Rathbones joins Brexodus with Luxembourg fund launch

Rathbones is to register Luxembourg fund structures for a series of its top-selling investment strategies to ensure that it is still able to service European clients once the UK leaves the European Union.

The company has since 2016 marketed its strategies into the continent via a Luxembourg feeder fund, with primary strategies registered in London.   

‘However, Rathbones expects that after 29 March the current Ucits status of the master-feeder arrangement will end, thus ending the ability to market the funds in the EU,’ it said in a statement.

The business said it would cover any associated legal, transactional or administrative costs.

Chief executive of Rathbones Unit Trust Management Mike Webb (pictured) said: ‘With continued uncertainty surrounding the UK’s post-Brexit relationship with the EU, Rathbones has taken all reasonable steps to ensure that its Luxembourg-domiciled fund range remains distributable in the EU.'

The company did not immediately disclose how much client money would be affected by the change.

The company’s £1.2 billion Ethical Bond fund runs approximately £43 million in its euro share class, although euro denomination may not be an exact guide to where the cash originated.

A series of fund majors have been forced to seek direct authorisation within the EU for funds historically sold into the continent from London, with both Dublin and Luxembourg winning custody business.

Hermes last month became the latest fund major to join the Brexodus, launching an Irish subsidiary, hiring Carol Mahon from Fidelity International as local boss.

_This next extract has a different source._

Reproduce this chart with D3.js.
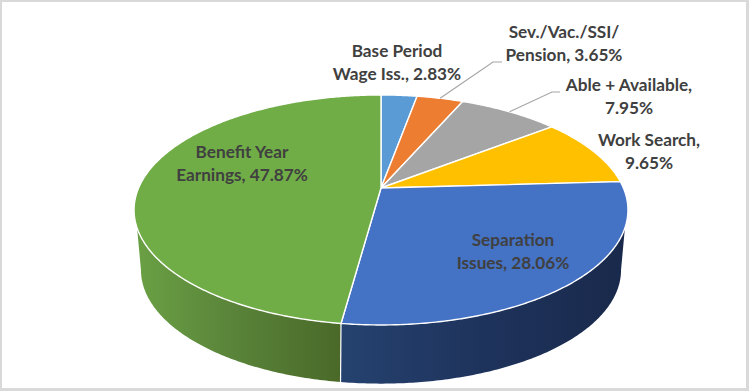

Aoifinn Devitt, formerly chief investment officer at Chicago's police pension fund, will serve as head of investment at the new company.

M&G Investments is believed to have shifted £34.2 billion of non-sterling share classes from Britain to Luxembourg, while Legal & General Investment Management has launched a Dublin entity to transfer its European client funds into.

Columbia Threadneedle also said it plans to shift as much as €7 billion (£6.14 billion) managed for EU clients out of its UK Oiec range to its Luxembourg Sicavs.

Away from the billions of pounds in client money already heading out the door, fund firms are also eyeing up the possibility of sending more staff to places like Dublin and Luxembourg, with the latter in particular emphasising the need for companies to strengthen the level of supervision.